Just when I was thinking of problems, the biggest and baddest, the current financial crisis hit in September. How could this have been avoided? Could big data help us here?

Could the answer be in linguistics?

Here we digress for a second. One of the more brilliant CTO's I've worked with (most MIT PhD's are), suggested over dinner once that there was a theory that English was the language most suited for deception. The language where you can say a lot and mean nothing, and more importantly conceal your real intentions. It was postulated at that very same dinner that it was this language advantage that made the English speaking world dominate the world. You can tell we had some really good wine that night.

Let's assume that there is no such theory that says English is better suited for deception, but let's accept that some languages may be better or worse in hiding emotions and intent. Even the position of the verb in a sentence could make a difference. In Turkish it's at the end, in English it is at the second place, and in German it is both. If languages can be analyzed this way for the ability to lie, with enough data can computers determine whether a person is prone to lie, or whether a certain paragraph is likely to be misleading?

Can Google, if looking at enough data of somebody's spoken or written text, tell whether the person is misleading, naive, or powerless over his/her own BS?

Could the Google computer see through Madoff, and the Ponzi scheme he pulled?

If you can make the leap of faith, that this is possible, the rest is easy, we are almost there. Surely getting the data is not a problem. One day every spoken word by any public speaker will be indexed. Quotes in articles, speeches, radio talks all of that will go into the computer to be analyzed. All that data be used to extract indices of emotions, quantified and relevant.

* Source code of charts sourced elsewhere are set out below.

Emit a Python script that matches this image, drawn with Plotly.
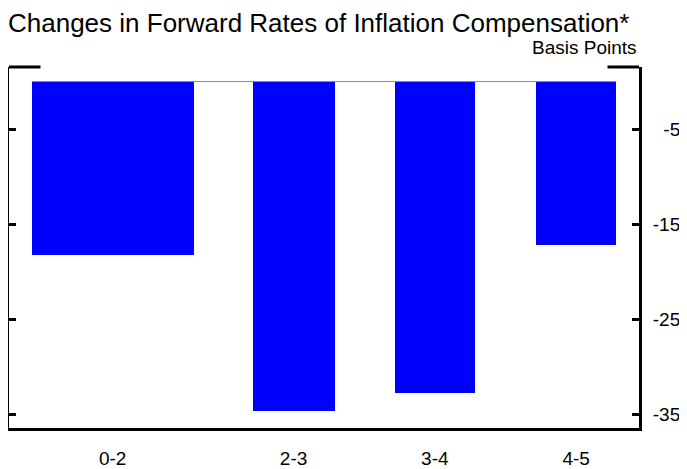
import plotly.graph_objects as go

# forward horizons (years ahead) and change in basis points
horizons = ["0-2", "2-3", "3-4", "4-5"]
x_mid = [1.22, 2.5, 3.5, 4.5]
bar_width = [1.145, 0.58, 0.57, 0.57]
changes = [-18.3, -34.7, -32.8, -17.2]

y_ticks = [-5, -15, -25, -35]
y_tick_text = ["\u2007-5", "-15", "-25", "-35"]

font = "Liberation Sans, Arial, sans-serif"

# page body keeps an 8px default margin, so the figure is 8px smaller
W, H = 679, 461

fig = go.Figure(go.Bar(
    x=x_mid, y=changes, width=bar_width,
    marker=dict(color="#0000ff", line=dict(width=0)),
))

left_edge = x_mid[0] - bar_width[0] / 2
right_edge = x_mid[-1] + bar_width[-1] / 2

shapes = [
    # thin zero line across the bars
    dict(type="line", xref="x", yref="y", x0=left_edge, x1=right_edge, y0=0, y1=0,
         line=dict(color="#8c8c8c", width=1)),
    # short corner pieces of the top frame
    dict(type="line", xref="paper", yref="paper", x0=0, x1=0.05, y0=1, y1=1,
         line=dict(color="black", width=3)),
    dict(type="line", xref="paper", yref="paper", x0=0.95, x1=1, y0=1, y1=1,
         line=dict(color="black", width=3)),
]

fig.update_layout(
    width=W, height=H,
    margin=dict(l=1, r=48, t=59, b=41, autoexpand=False),
    paper_bgcolor="white", plot_bgcolor="white",
    font=dict(family=font, size=19, color="black"),
    showlegend=False,
    shapes=shapes,
    title=dict(text="Changes in Forward Rates of Inflation Compensation*",
               x=0, xanchor="left", y=1 - 5.5 / H, yanchor="top",
               font=dict(size=26, family=font)),
    annotations=[dict(text="Basis Points", xref="paper", yref="paper",
                      x=1, y=1, xanchor="right", yanchor="bottom", yshift=7,
                      showarrow=False, font=dict(size=19, family=font))],
    bargap=0,
)

fig.update_xaxes(
    range=[0.486, 4.945],
    tickvals=x_mid, ticktext=horizons,
    showline=True, linecolor="black", linewidth=3,
    ticks="", showgrid=False, zeroline=False,
    ticklabelstandoff=11, automargin=False,
)
fig.update_yaxes(
    range=[-36.47, 1.53],
    side="right",
    tickvals=y_ticks, ticktext=y_tick_text,
    showline=True, mirror="ticks", linecolor="black", linewidth=3,
    ticks="inside", ticklen=7, tickwidth=3, tickcolor="black",
    showgrid=False, zeroline=False,
    ticklabelstandoff=7, automargin=False,
)

fig.write_html("out.html")
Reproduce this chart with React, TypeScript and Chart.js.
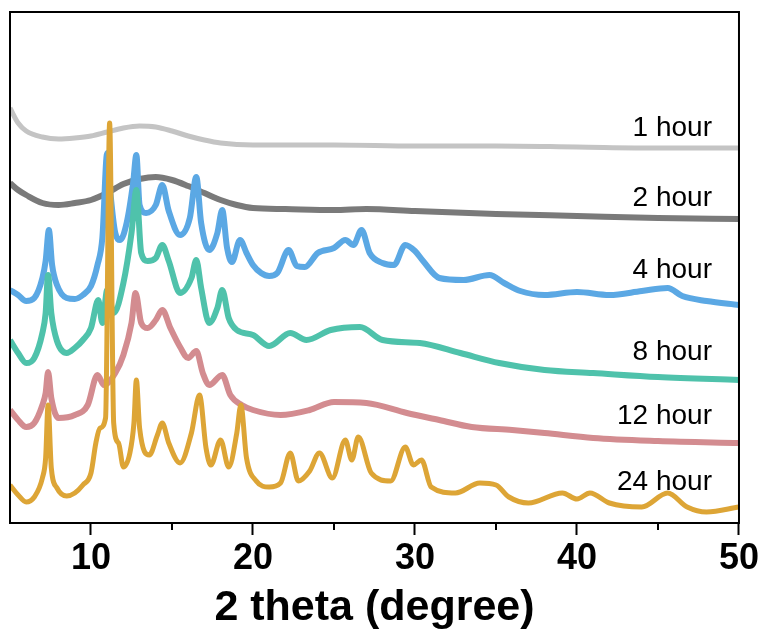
import React, { useEffect, useRef } from "react";
import { Chart, registerables } from "chart.js";

Chart.register(...registerables);

// XRD patterns (x: 2 theta in degrees, y: offset intensity, a.u.)
const hour1: number[][] = [
  [5, 415], [5.5, 400], [6, 392], [7, 386], [8, 384], [9, 385], [10, 387], [11, 391],
  [12, 395], [13, 397], [14, 396], [15, 392], [16, 387], [17, 383], [18, 380], [20, 378],
  [25, 378], [30, 377], [35, 377], [40, 376], [45, 375], [50, 375],
];

const hour2: number[][] = [
  [5, 340], [5.5, 333], [6, 328], [7, 320], [8, 318], [9, 320], [10, 323], [11, 330],
  [12, 339], [13, 344], [14, 346], [15, 343], [16, 337], [17, 330], [18, 323], [19, 318],
  [20, 315], [22, 314], [25, 313], [27, 314], [30, 312], [35, 309], [40, 307], [45, 305], [50, 304],
];

const hour4: number[][] = [
  [5, 233], [5.5, 228], [6, 222], [6.5, 225], [7, 245], [7.2, 262], [7.4, 293], [7.6, 258],
  [7.9, 238], [8.5, 225], [9, 224], [9.5, 228], [10, 237], [10.4, 258], [10.7, 285], [11, 370],
  [11.2, 330], [11.5, 290], [11.8, 283], [12.2, 300], [12.6, 340], [12.8, 368], [13, 318],
  [13.4, 310], [14, 318], [14.4, 338], [14.8, 312], [15.5, 288], [16.1, 305], [16.5, 346],
  [16.8, 300], [17.3, 273], [17.8, 290], [18.1, 313], [18.4, 275], [18.7, 261], [19.2, 283],
  [19.6, 270], [20, 258], [20.5, 250], [21, 247], [21.5, 250], [22.2, 273], [22.7, 257],
  [23.2, 256], [24, 270], [25, 275], [25.7, 283], [26.2, 278], [26.7, 293], [27.2, 270],
  [28, 260], [28.7, 258], [29.4, 278], [30, 272], [30.5, 262], [31.5, 245], [33, 243],
  [34.6, 248], [35.5, 240], [36.5, 232], [38, 228], [40, 231], [42, 228], [44, 232],
  [45.6, 235], [46.5, 227], [48, 222], [50, 218],
];

const hour8: number[][] = [
  [5, 183], [5.5, 170], [6, 160], [6.5, 165], [7, 190], [7.2, 210], [7.35, 248], [7.55, 210],
  [7.9, 182], [8.5, 170], [9, 175], [9.5, 183], [10, 195], [10.45, 223], [10.7, 200], [11, 233],
  [11.4, 210], [12, 240], [12.5, 290], [12.8, 333], [13.1, 270], [13.5, 262], [14, 265],
  [14.4, 278], [14.8, 262], [15.5, 230], [16.2, 245], [16.5, 263], [16.8, 235], [17.3, 200],
  [17.8, 215], [18.1, 233], [18.5, 205], [19, 193], [20, 188], [21, 177], [22.3, 190],
  [23.3, 183], [24.8, 193], [26.6, 196], [28, 183], [30.3, 180], [32.8, 170], [35.2, 160],
  [38, 153], [41, 150], [45, 146], [50, 143],
];

const hour12: number[][] = [
  [5, 113], [5.5, 103], [6, 96], [6.5, 100], [7, 118], [7.2, 130], [7.35, 151], [7.55, 125],
  [8, 105], [9, 108], [9.8, 118], [10.4, 148], [10.8, 138], [11.5, 150], [12, 168], [12.5, 200],
  [12.75, 230], [13.1, 200], [13.5, 195], [14, 203], [14.4, 213], [14.9, 195], [15.5, 176],
  [16, 165], [16.5, 172], [16.9, 150], [17.3, 138], [18.1, 148], [18.6, 128], [19.3, 118],
  [20, 113], [21.7, 108], [23.5, 113], [25, 121], [27, 120], [29.5, 110], [31.5, 103],
  [33.5, 96], [36, 93], [38, 90], [41, 85], [45, 82], [50, 80],
];

const hour24: number[][] = [
  [5, 38], [5.5, 28], [6, 21], [6.5, 26], [7, 45], [7.2, 65], [7.35, 118], [7.55, 55],
  [7.9, 35], [8.5, 27], [9, 30], [9.5, 38], [10, 50], [10.3, 80], [10.55, 95], [10.9, 105],
  [11.15, 400], [11.4, 100], [11.7, 80], [12, 56], [12.4, 70], [12.65, 100], [12.8, 143],
  [13.0, 95], [13.6, 68], [14.1, 88], [14.4, 100], [14.8, 80], [15.5, 60], [16.2, 90],
  [16.7, 128], [17.1, 75], [17.4, 58], [18, 83], [18.5, 56], [19.0, 90], [19.25, 118],
  [19.6, 65], [20.2, 42], [21, 36], [21.7, 40], [22.3, 70], [22.8, 42], [23.5, 52],
  [24.1, 70], [24.9, 45], [25.7, 83], [26.1, 63], [26.5, 86], [27.3, 50], [28.5, 42],
  [29.4, 76], [29.9, 58], [30.4, 63], [31, 36], [32.5, 30], [34, 40], [35, 38], [35.8, 26],
  [37, 20], [39.1, 30], [40, 24], [40.8, 30], [42, 20], [44, 16], [45.6, 30], [46.8, 16],
  [48, 11], [50, 16],
];

const seriesNames = ["1 hour", "2 hour", "4 hour", "8 hour", "12 hour", "24 hour"];
const seriesData = [hour1, hour2, hour4, hour8, hour12, hour24];
const seriesColors = ["#c4c4c4", "#7a7a7a", "#5ba8e4", "#4fc2ab", "#d38c90", "#dda536"];
const seriesWidths = [5, 6, 6, 6, 6, 5];
const labelLevels = [395, 325, 253, 171, 107, 41];

const majorTicks = [10, 20, 30, 40, 50];
const minorTicks = [15, 25, 35, 45];

const framePlugin = {
  id: "frame",
  afterDatasetsDraw(chart: any) {
    const { ctx, chartArea } = chart;
    const xs = chart.scales.x;
    const ys = chart.scales.y;
    ctx.save();
    // series labels
    ctx.fillStyle = "#000";
    ctx.font = "28px 'Liberation Sans', Arial, sans-serif";
    ctx.textAlign = "right";
    ctx.textBaseline = "middle";
    seriesNames.forEach((name, i) => {
      ctx.fillText(name, chartArea.right - 27, ys.getPixelForValue(labelLevels[i]));
    });
    // frame
    ctx.strokeStyle = "#000";
    ctx.lineWidth = 2;
    ctx.strokeRect(chartArea.left, chartArea.top, chartArea.right - chartArea.left, chartArea.bottom - chartArea.top);
    // minor ticks
    minorTicks.forEach((v) => {
      const px = Math.round(xs.getPixelForValue(v));
      ctx.beginPath();
      ctx.moveTo(px, chartArea.bottom);
      ctx.lineTo(px, chartArea.bottom + 7);
      ctx.stroke();
    });
    ctx.restore();
  },
};

export default function App() {
  const ref = useRef<HTMLCanvasElement | null>(null);
  useEffect(() => {
    document.body.style.margin = "0";
    const canvas = ref.current;
    if (!canvas) return;
    const chart = new Chart(canvas, {
      type: "line",
      data: {
        datasets: seriesData.map((d, i) => ({
          label: seriesNames[i],
          data: d.map((p) => ({ x: p[0], y: p[1] })),
          borderColor: seriesColors[i],
          backgroundColor: seriesColors[i],
          borderWidth: seriesWidths[i],
          pointRadius: 0,
          cubicInterpolationMode: "monotone" as const,
          borderJoinStyle: "round" as const,
          order: seriesData.length - i,
        })),
      },
      options: {
        responsive: false,
        animation: false,
        events: [],
        layout: { padding: { left: 10, right: 26, top: 12, bottom: 0 } },
        plugins: { legend: { display: false }, tooltip: { enabled: false } },
        scales: {
          x: {
            type: "linear",
            min: 5,
            max: 50,
            afterBuildTicks: (scale: any) => {
              scale.ticks = majorTicks.map((v) => ({ value: v }));
            },
            afterFit: (scale: any) => {
              scale.height = 107;
            },
            grid: {
              display: true,
              drawOnChartArea: false,
              drawTicks: true,
              tickLength: 12,
              tickColor: "#000",
              tickWidth: 2,
            },
            border: { display: true, color: "#000", width: 2 },
            ticks: {
              color: "#000",
              padding: 6,
              maxRotation: 0,
              font: { family: "'Liberation Sans', Arial, sans-serif", size: 36, weight: "bold", lineHeight: 1 },
            },
            title: {
              display: true,
              text: "2 theta (degree)",
              color: "#000",
              padding: { top: 0, bottom: 0 },
              font: { family: "'Liberation Sans', Arial, sans-serif", size: 43, weight: "bold", lineHeight: 1 },
            },
          },
          y: {
            type: "linear",
            min: 0,
            max: 511,
            display: false,
          },
        },
      },
      plugins: [framePlugin],
    });
    return () => chart.destroy();
  }, []);
  return <canvas ref={ref} width={765} height={630} style={{ display: "block" }} />;
}
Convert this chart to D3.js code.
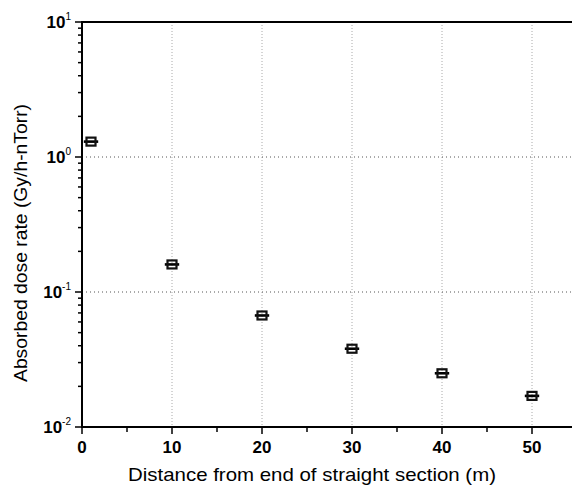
<!DOCTYPE html>
<html>
<head>
<meta charset="utf-8">
<script src="https://cdn.jsdelivr.net/npm/d3@7"></script>
<style>
  body { margin: 0; background: #fff; overflow: hidden; }
  svg { font-family: "Liberation Sans", Arial, sans-serif; display: block; }
</style>
</head>
<body>
<svg id="chart" width="572" height="489"></svg>
<script>
// data
const distance = [1, 10, 20, 30, 40, 50];
const doseRate = [1.3, 0.16, 0.067, 0.038, 0.025, 0.017];
const xError = [0.8, 0.8, 0.8, 0.8, 0.8, 0.8];
const xTicks = [0, 10, 20, 30, 40, 50];
const yDecades = [-2, -1, 0, 1];

const W = 572;
const svg = d3.select('#chart');

const x = d3.scaleLinear().domain([0, 55]).range([82, 577]);
const y = d3.scaleLog().domain([0.01, 10]).range([427, 22]);

// grid
const grid = svg.append('g');
grid.selectAll('.vg').data(xTicks.filter(d => d > 0)).enter().append('line')
  .attr('x1', d => x(d)).attr('x2', d => x(d))
  .attr('y1', y(10)).attr('y2', y(0.01))
  .attr('stroke', '#aaa').attr('stroke-width', 1).attr('stroke-dasharray', '1,2');
grid.selectAll('.hg').data([1, 0.1]).enter().append('line')
  .attr('x1', x(0)).attr('x2', W)
  .attr('y1', d => y(d)).attr('y2', d => y(d))
  .attr('stroke', '#555').attr('stroke-width', 1).attr('stroke-dasharray', '1,3');

// top line
svg.append('line').attr('x1', x(0)).attr('x2', W)
  .attr('y1', y(10)).attr('y2', y(10))
  .attr('stroke', '#000').attr('stroke-width', 2);

// x axis
const xAxis = svg.append('g').attr('transform', `translate(0,${y(0.01)})`);
xAxis.append('line').attr('x1', x(0)).attr('x2', W).attr('stroke', '#000').attr('stroke-width', 2);
xAxis.selectAll('.maj').data(xTicks).enter().append('line')
  .attr('x1', d => x(d)).attr('x2', d => x(d)).attr('y1', 0).attr('y2', 7)
  .attr('stroke', '#000').attr('stroke-width', 1.5);
xAxis.selectAll('.min').data(d3.range(5, 55, 10)).enter().append('line')
  .attr('x1', d => x(d)).attr('x2', d => x(d)).attr('y1', 0).attr('y2', 5)
  .attr('stroke', '#000').attr('stroke-width', 1.5);
xAxis.selectAll('text').data(xTicks).enter().append('text')
  .attr('x', d => x(d)).attr('y', 26)
  .attr('text-anchor', 'middle').attr('font-size', 17).attr('font-weight', 'bold')
  .text(d => d);

// y axis
const yAxis = svg.append('g').attr('transform', `translate(${x(0)},0)`);
yAxis.append('line').attr('y1', y(0.01) + 1).attr('y2', y(10) - 1).attr('stroke', '#000').attr('stroke-width', 2);
yAxis.selectAll('.maj').data(yDecades).enter().append('line')
  .attr('x1', -7).attr('x2', 0).attr('y1', d => y(Math.pow(10, d))).attr('y2', d => y(Math.pow(10, d)))
  .attr('stroke', '#000').attr('stroke-width', 1.5);
const minors = [];
[-2, -1, 0].forEach(e => { for (let k = 2; k <= 9; k++) minors.push(k * Math.pow(10, e)); });
yAxis.selectAll('.min').data(minors).enter().append('line')
  .attr('x1', -4).attr('x2', 0).attr('y1', d => y(d)).attr('y2', d => y(d))
  .attr('stroke', '#000').attr('stroke-width', 1.5);
const yl = yAxis.selectAll('.lab').data(yDecades).enter().append('text')
  .attr('x', -11).attr('y', d => y(Math.pow(10, d)) + 6)
  .attr('text-anchor', 'end').attr('font-size', 17).attr('font-weight', 'bold');
yl.append('tspan').text('10');
yl.append('tspan').attr('dy', -8).attr('font-size', 10).attr('font-weight', 'normal').text(d => d < 0 ? '-' + Math.abs(d) : d);

// data markers
const pts = svg.append('g');
const pd = distance.map((d, i) => ({ x: d, y: doseRate[i], e: xError[i] }));
pts.selectAll('.eb').data(pd).enter().append('line')
  .attr('x1', d => x(d.x - d.e)).attr('x2', d => x(d.x + d.e))
  .attr('y1', d => y(d.y)).attr('y2', d => y(d.y))
  .attr('stroke', '#000').attr('stroke-width', 2.6);
pts.selectAll('rect').data(pd).enter().append('rect')
  .attr('x', d => x(d.x) - 4.5).attr('y', d => y(d.y) - 4)
  .attr('width', 9).attr('height', 8)
  .attr('fill', 'none').attr('stroke', '#111').attr('stroke-width', 2.2);

// axis titles
svg.append('text').attr('x', 312).attr('y', 481)
  .attr('text-anchor', 'middle').attr('font-size', 18.5)
  .attr('textLength', 368).attr('lengthAdjust', 'spacingAndGlyphs')
  .text('Distance from end of straight section (m)');
svg.append('text').attr('transform', 'translate(27,243) rotate(-90)')
  .attr('text-anchor', 'middle').attr('font-size', 18.5)
  .attr('textLength', 278).attr('lengthAdjust', 'spacingAndGlyphs')
  .text('Absorbed dose rate (Gy/h-nTorr)');
</script>
</body>
</html>
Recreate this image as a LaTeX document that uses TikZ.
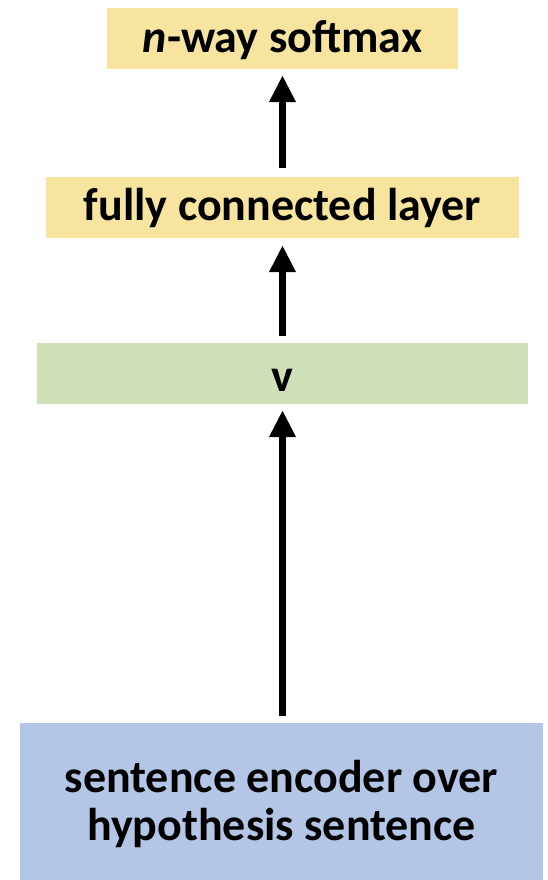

Why stop at individuals either? People can be grouped together and collectively analyzed. A common honesty coefficient can be found for them as a group. Then perhaps, some questions like "Are the bank CEO's being honest?", "Does this administration believe what they are saying about the effect of a stimulus package?" can be conclusively answered.

Would that help figure out if a crisis is coming? It just might. What do you guys think?